> **Exercise goal**: Retype only the lines running from the beginning of the entries below to the line with "const errStyle = sd", both included. Do not include pictures.

> **Given information**:
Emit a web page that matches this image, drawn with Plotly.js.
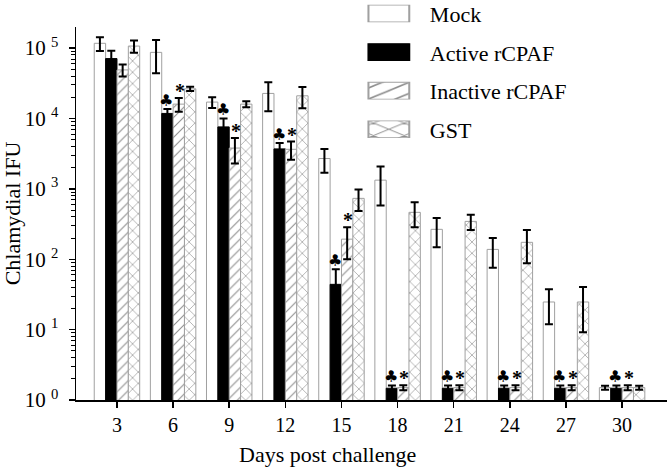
<!DOCTYPE html>
<html>
<head>
<meta charset="utf-8">
<script src="https://cdn.plot.ly/plotly-3.0.1.min.js"></script>
<style>html,body{margin:0;padding:0;background:#fff;}#chart{width:672px;height:468px;}</style>
</head>
<body>
<div id="chart"></div>
<script>
const days = ['3','6','9','12','15','18','21','24','27','30'];
const mock       = [1.17e5, 8.7e4, 1.71e4, 2.27e4, 2.7e3, 1.33e3, 266, 138, 24.7, 1.5];
const mockSd     = [2.6e4, 4.3e4, 3.0e3, 1.0e4, 1.0e3, 750, 118, 62, 12.8, 0.1];
const active     = [7.1e4, 1.18e4, 7.6e3, 3.7e3, 44, 1.47, 1.47, 1.47, 1.47, 1.47];
const activeSd   = [2.1e4, 1.8e3, 2.4e3, 0.8e3, 28, 0.14, 0.14, 0.14, 0.14, 0.14];
const inactive   = [4.9e4, 1.6e4, 3.8e3, 3.65e3, 193, 1.5, 1.5, 1.5, 1.5, 1.5];
const inactiveSd = [9.5e3, 3.5e3, 1.5e3, 1.05e3, 93, 0.12, 0.12, 0.12, 0.12, 0.12];
const gst        = [1.07e5, 2.64e4, 1.6e4, 2.1e4, 733, 464, 345, 174, 24.7, 1.5];
const gstSd      = [2.1e4, 1.8e3, 1.6e3, 7.0e3, 250, 180, 85, 86, 15.5, 0.1];
const activeSig   = [0,1,1,1,1,1,1,1,1,1];
const inactiveSig = [0,1,1,1,1,1,1,1,1,1];
const seriesNames = ['Mock', 'Active rCPAF', 'Inactive rCPAF', 'GST'];
const yTickVals = [1, 10, 100, 1000, 10000, 100000];
const yTickText = ['10 <sup>0</sup>', '10 <sup>1</sup>', '10 <sup>2</sup>', '10 <sup>3</sup>', '10 <sup>4</sup>', '10 <sup>5</sup>'];

const FONT = 'Liberation Serif, Times New Roman, serif';
const errStyle = sd => ({type:'data', array: sd, visible:true, color:'#000', thickness:2, width:4});

const traces = [
  {type:'bar', name:seriesNames[0], x:days, y:mock, error_y:errStyle(mockSd), legendgroup:'a',
   marker:{color:'#ffffff', line:{color:'#a0a0a0', width:1}}},
  {type:'bar', name:seriesNames[1], x:days, y:active, error_y:errStyle(activeSd), legendgroup:'b',
   marker:{color:'#000000', line:{color:'#000', width:1}}},
  {type:'bar', name:seriesNames[2], x:days, y:inactive, error_y:errStyle(inactiveSd), legendgroup:'c',
   marker:{color:'#ffffff', line:{color:'#a0a0a0', width:1},
     pattern:{shape:'/', fgcolor:'#8c8c8c', bgcolor:'#ffffff', size:7, solidity:0.15}}},
  {type:'bar', name:seriesNames[3], x:days, y:gst, error_y:errStyle(gstSd), legendgroup:'d',
   marker:{color:'#ffffff', line:{color:'#a0a0a0', width:1},
     pattern:{shape:'x', fgcolor:'#8c8c8c', bgcolor:'#ffffff', size:8, solidity:0.15}}}
];

const barW = 0.81/4;
const annotations = [];
days.forEach((d,i) => {
  if (activeSig[i]) annotations.push({x:i - barW/2, y:Math.log10(active[i]+activeSd[i]), xref:'x', yref:'y',
    text:'\u2663', showarrow:false, yanchor:'bottom', yshift:-3, xshift:-1, font:{family:'DejaVu Sans', size:16, color:'#000'}});
  if (inactiveSig[i]) annotations.push({x:i + barW/2, y:Math.log10(inactive[i]+inactiveSd[i]), xref:'x', yref:'y',
    text:'<b>*</b>', showarrow:false, yanchor:'bottom', yshift:-6, xshift:1, font:{family:FONT, size:20, color:'#000'}});
});
annotations.push({x:0.426, y:-0.147, xref:'paper', yref:'paper', text:'Days post challenge', showarrow:false,
  xanchor:'center', yanchor:'middle', font:{family:FONT, size:22, color:'#000'}});

const layout = {
  width:672, height:468,
  margin:{l:76, r:5, t:27, b:68, autoexpand:false},
  paper_bgcolor:'#fff', plot_bgcolor:'#fff',
  barmode:'group', bargap:0.19, bargroupgap:0,
  font:{family:FONT, color:'#000'},
  showlegend:true,
  legend:{x:0.46, y:1.092, xanchor:'left', yanchor:'top', bgcolor:'rgba(0,0,0,0)',
    font:{family:FONT, size:22, color:'#000'}, itemwidth:72, tracegroupgap:7, traceorder:'grouped'},
  xaxis:{type:'category', range:[-0.73, 9.8], showline:true, linecolor:'#000', linewidth:1.5,
    ticks:'outside', ticklen:6, tickwidth:1.5, tickcolor:'#000', showgrid:false, zeroline:false,
    tickfont:{family:FONT, size:20, color:'#000'}},
  yaxis:{type:'log', range:[0, 5.3], showline:true, linecolor:'#000', linewidth:1.5,
    ticks:'outside', ticklen:6, tickwidth:1.5, tickcolor:'#000', showgrid:false, zeroline:false,
    tickmode:'array', tickvals:yTickVals, ticktext:yTickText, ticklabelstandoff:6,
    tickfont:{family:FONT, size:21, color:'#000'},
    minor:{dtick:'D1', ticks:'outside', ticklen:4, tickwidth:1, tickcolor:'#000', showgrid:false},
    title:{text:'Chlamydial IFU', font:{family:FONT, size:22, color:'#000'}, standoff:6}},
  annotations: annotations
};

Plotly.newPlot('chart', traces, layout, {staticPlot:true}).then(() => {
  document.querySelectorAll('#chart .legend .legendpoints path').forEach(p => {
    const t = p.getAttribute('transform') || '';
    p.setAttribute('transform', t + ' scale(3.4,1.4)');
    p.style.strokeWidth = '0.6px';
  });
});
</script>
</body>
</html>
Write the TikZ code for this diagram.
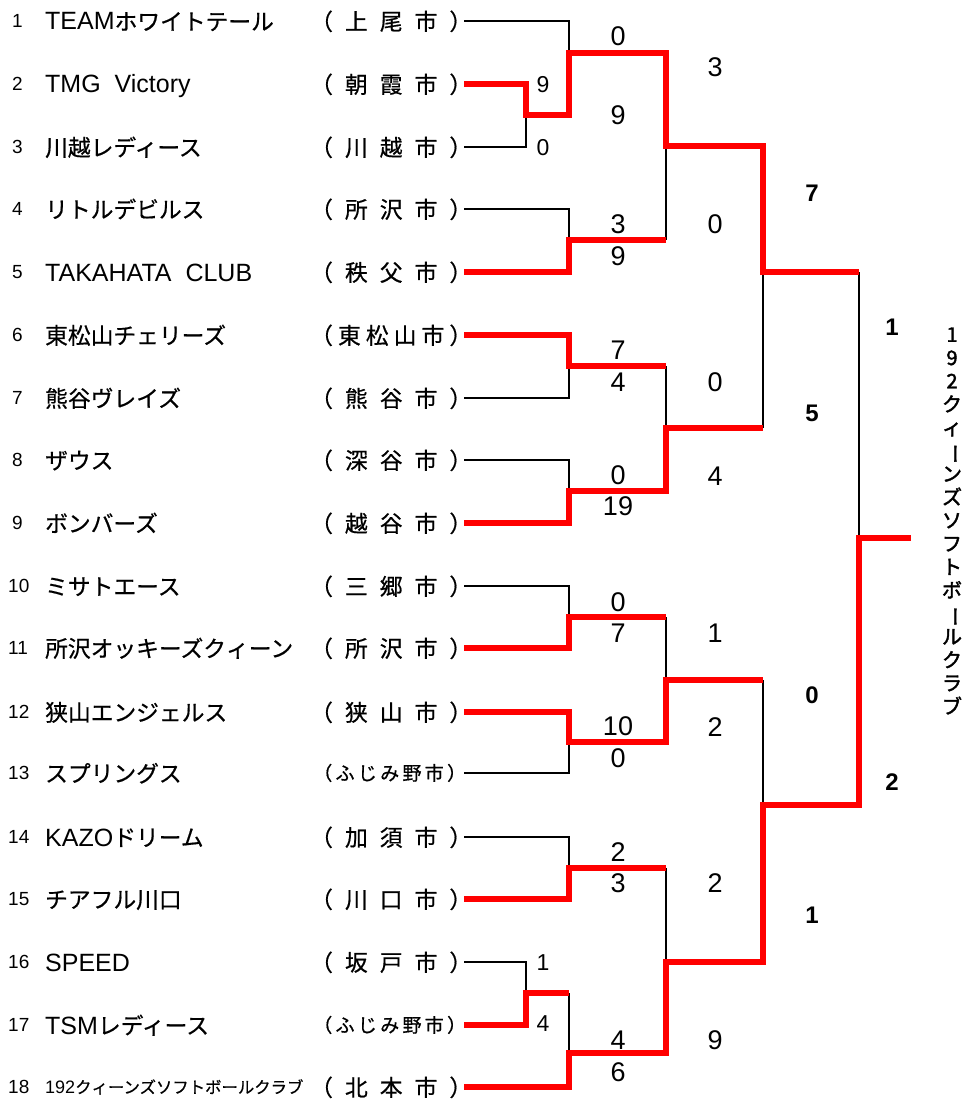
\documentclass[tikz,border=0pt]{standalone}
\usepackage{fontspec}
\setmainfont{Liberation Sans}
\newfontfamily\jp[Scale=0.91,FakeBold=0.6]{Noto Sans CJK JP}
\newfontfamily\jpb[FakeBold=2]{Noto Sans CJK JP}
\newcommand\ctyb[3]{\makebox[162pt]{（\hfill#1\hfill#2\hfill#3\hfill）}}
\newcommand\ctyf{\makebox[153pt]{（\hfill ふ\hfill じ\hfill み\hfill 野\hfill 市\hfill ）}}
\begin{document}
\begin{tikzpicture}[x=1pt,y=-1pt,
  rownum/.style={font=\fontsize{19}{19}\selectfont, anchor=base west, inner sep=0, yshift=-6.8pt},
  team/.style={font=\fontsize{25}{25}\selectfont, anchor=base west, inner sep=0, yshift=-9pt},
  city/.style={font=\fontsize{25}{25}\selectfont\jp, anchor=base west, inner sep=0, yshift=-9pt},
  scoreL/.style={font=\fontsize{27}{27}\selectfont, anchor=base, inner sep=0, yshift=-9.7pt},
  scoreS/.style={font=\fontsize{23}{23}\selectfont, anchor=base, inner sep=0, yshift=-8.2pt},
  scoreB/.style={font=\fontsize{24}{24}\selectfont\bfseries, anchor=base, inner sep=0, yshift=-8.6pt},
  lose/.style={draw=black, line width=1.5pt},
  win/.style={draw=red, line width=6pt, line join=miter},
]
\fill[white] (0,0) rectangle (968,1099);
\useasboundingbox (0,0) rectangle (968,1099);

% row numbers
\foreach \n/\y in {1/21,2/84,3/147,4/209,5/272,6/335,7/398,8/460,9/523}
  \node[rownum] (n\n) at (12,\y) {\n};
\foreach \n/\y in {10/586,11/648,12/712,13/773,14/837,15/899,16/962,17/1025,18/1087}
  \node[rownum] (n\n) at (8,\y) {\n};

% team names
\node[team] (m1) at (45,21) {TEAM{\jp ホワイトテール}};
\node[team] (m2) at (45,84) {TMG\ \ Victory};
\node[team] (m3) at (45,147) {{\jp 川越レディース}};
\node[team] (m4) at (45,209) {{\jp リトルデビルス}};
\node[team] (m5) at (45,272) {TAKAHATA\ \ CLUB};
\node[team] (m6) at (45,335) {{\jp 東松山チェリーズ}};
\node[team] (m7) at (45,398) {{\jp 熊谷ヴレイズ}};
\node[team] (m8) at (45,460) {{\jp ザウス}};
\node[team] (m9) at (45,523) {{\jp ボンバーズ}};
\node[team] (m10) at (45,586) {{\jp ミサトエース}};
\node[team] (m11) at (45,648) {{\jp 所沢オッキーズクィーン}};
\node[team] (m12) at (45,712) {{\jp 狭山エンジェルス}};
\node[team] (m13) at (45,773) {{\jp スプリングス}};
\node[team] (m14) at (45,837) {KAZO{\jp ドリーム}};
\node[team] (m15) at (45,899) {{\jp チアフル川口}};
\node[team] (m16) at (45,962) {SPEED};
\node[team] (m17) at (45,1025) {TSM{\jp レディース}};
\node[team, font=\fontsize{18}{18}\selectfont, yshift=2.7pt] (m18) at (45,1087) {192{\jp クィーンズソフトボールクラブ}};

% cities
\node[city] (c1) at (310,21) {\ctyb{上}{尾}{市}};
\node[city] (c2) at (310,84) {\ctyb{朝}{霞}{市}};
\node[city] (c3) at (310,147) {\ctyb{川}{越}{市}};
\node[city] (c4) at (310,209) {\ctyb{所}{沢}{市}};
\node[city] (c5) at (310,272) {\ctyb{秩}{父}{市}};
\node[city] (c6) at (310,335) {\makebox[162pt]{（\hfill 東\hfill 松\hfill 山\hfill 市\hfill ）}};
\node[city] (c7) at (310,398) {\ctyb{熊}{谷}{市}};
\node[city] (c8) at (310,460) {\ctyb{深}{谷}{市}};
\node[city] (c9) at (310,523) {\ctyb{越}{谷}{市}};
\node[city] (c10) at (310,586) {\ctyb{三}{郷}{市}};
\node[city] (c11) at (310,648) {\ctyb{所}{沢}{市}};
\node[city] (c12) at (310,712) {\ctyb{狭}{山}{市}};
\node[city, font=\fontsize{21}{21}\selectfont\jp, yshift=1.8pt] (c13) at (313,773) {\ctyf};
\node[city] (c14) at (310,837) {\ctyb{加}{須}{市}};
\node[city] (c15) at (310,899) {\ctyb{川}{口}{市}};
\node[city] (c16) at (310,962) {\ctyb{坂}{戸}{市}};
\node[city, font=\fontsize{21}{21}\selectfont\jp, yshift=1.8pt] (c17) at (313,1025) {\ctyf};
\node[city] (c18) at (310,1087) {\ctyb{北}{本}{市}};

% line starts
\foreach \n/\y in {1/21,2/84,3/147,4/209,5/272,6/335,7/398,8/460,9/523,10/586,11/648,12/712,13/773,14/837,15/899,16/962,17/1025,18/1087}
  \coordinate (t\n) at (464,\y);

% junctions
\coordinate (A) at (526,115);
\coordinate (B) at (526,993);
\coordinate (M1) at (569,53);
\coordinate (M2) at (569,240);
\coordinate (M3) at (569,366);
\coordinate (M4) at (569,491);
\coordinate (M5) at (569,617);
\coordinate (M6) at (569,742);
\coordinate (M7) at (569,868);
\coordinate (M8) at (569,1053);
\coordinate (Q1) at (666,146);
\coordinate (Q2) at (666,428);
\coordinate (Q3) at (666,680);
\coordinate (Q4) at (666,962);
\coordinate (S1) at (763,272);
\coordinate (S2) at (763,805);
\coordinate (F) at (859,538);
\coordinate (Out) at (911,538);

% losing lines
\draw[lose] (t1) -| (M1);
\draw[lose] (t3) -| (A);
\draw[lose] (t4) -| (M2);
\draw[lose] (t7) -| (M3);
\draw[lose] (t8) -| (M4);
\draw[lose] (t10) -| (M5);
\draw[lose] (t13) -| (M6);
\draw[lose] (t14) -| (M7);
\draw[lose] (t16) -| (B);
\draw[lose] (M8 |- B) -- (M8);
\draw[lose] (Q1) -- (Q1 |- M2);
\draw[lose] (Q2) -- (Q2 |- M3);
\draw[lose] (Q3) -- (Q3 |- M5);
\draw[lose] (Q4) -- (Q4 |- M7);
\draw[lose] (S1) -- (S1 |- Q2);
\draw[lose] (S2) -- (S2 |- Q3);
\draw[lose] (F) -- (F |- S1);

% winning lines
\draw[win] (t2) -| (A) -| (M1) -| (Q1) -| (S1) -- (F |- S1);
\draw[win] (t5) -| (M2) -- (Q1 |- M2);
\draw[win] (t6) -| (M3) -- (Q2 |- M3);
\draw[win] (t9) -| (M4) -| (Q2) -- (S1 |- Q2);
\draw[win] (t11) -| (M5) -- (Q3 |- M5);
\draw[win] (t12) -| (M6) -| (Q3) -- (S2 |- Q3);
\draw[win] (t15) -| (M7) -- (Q4 |- M7);
\draw[win] (t17) -| (B) -- (M8 |- B);
\draw[win] (t18) -| (M8) -| (Q4) -| (S2) -| (F) -- (Out);

% scores
\foreach \y/\t [count=\i] in {84/9,147/0,962/1,1023/4}
  \node[scoreS] (sa\i) at (543,\y) {\t};
\foreach \y/\t [count=\i] in {36/0,115/9,224/3,256/9,350/7,382/4,475/0,506/19,602/0,633/7,726/10,758/0,852/2,883/3,1040/4,1072/6}
  \node[scoreL] (sb\i) at (618,\y) {\t};
\foreach \y/\t [count=\i] in {67/3,224/0,382/0,476/4,633/1,727/2,883/2,1040/9}
  \node[scoreL] (sc\i) at (715,\y) {\t};
\foreach \y/\t [count=\i] in {193/7,413/5,695/0,915/1}
  \node[scoreB] (sd\i) at (812,\y) {\t};
\foreach \y/\t [count=\i] in {327/1,782/2}
  \node[scoreB] (se\i) at (892,\y) {\t};

% champion (vertical)
\node[font=\fontsize{20}{23.25}\selectfont\jpb, align=center, inner sep=0] (champ) at (952,521)
  {1\\9\\2\\ク\\ィ\\\rotatebox[origin=c]{-90}{ー}\\ン\\ズ\\ソ\\フ\\ト\\ボ\\\rotatebox[origin=c]{-90}{ー}\\ル\\ク\\ラ\\ブ};
\end{tikzpicture}
\end{document}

> **Exercise response**:
Emit a web page that matches this image, drawn with Plotly.js.
<!DOCTYPE html>
<html>
<head>
<meta charset="utf-8">
<script src="https://cdn.plot.ly/plotly-3.0.1.min.js"></script>
<style>html,body{margin:0;padding:0;background:#fff;}#chart{width:672px;height:468px;}</style>
</head>
<body>
<div id="chart"></div>
<script>
const days = ['3','6','9','12','15','18','21','24','27','30'];
const mock       = [1.17e5, 8.7e4, 1.71e4, 2.27e4, 2.7e3, 1.33e3, 266, 138, 24.7, 1.5];
const mockSd     = [2.6e4, 4.3e4, 3.0e3, 1.0e4, 1.0e3, 750, 118, 62, 12.8, 0.1];
const active     = [7.1e4, 1.18e4, 7.6e3, 3.7e3, 44, 1.47, 1.47, 1.47, 1.47, 1.47];
const activeSd   = [2.1e4, 1.8e3, 2.4e3, 0.8e3, 28, 0.14, 0.14, 0.14, 0.14, 0.14];
const inactive   = [4.9e4, 1.6e4, 3.8e3, 3.65e3, 193, 1.5, 1.5, 1.5, 1.5, 1.5];
const inactiveSd = [9.5e3, 3.5e3, 1.5e3, 1.05e3, 93, 0.12, 0.12, 0.12, 0.12, 0.12];
const gst        = [1.07e5, 2.64e4, 1.6e4, 2.1e4, 733, 464, 345, 174, 24.7, 1.5];
const gstSd      = [2.1e4, 1.8e3, 1.6e3, 7.0e3, 250, 180, 85, 86, 15.5, 0.1];
const activeSig   = [0,1,1,1,1,1,1,1,1,1];
const inactiveSig = [0,1,1,1,1,1,1,1,1,1];
const seriesNames = ['Mock', 'Active rCPAF', 'Inactive rCPAF', 'GST'];
const yTickVals = [1, 10, 100, 1000, 10000, 100000];
const yTickText = ['10 <sup>0</sup>', '10 <sup>1</sup>', '10 <sup>2</sup>', '10 <sup>3</sup>', '10 <sup>4</sup>', '10 <sup>5</sup>'];

const FONT = 'Liberation Serif, Times New Roman, serif';
const errStyle = sd => ({type:'data', array: sd, visible:true, color:'#000', thickness:2, width:4});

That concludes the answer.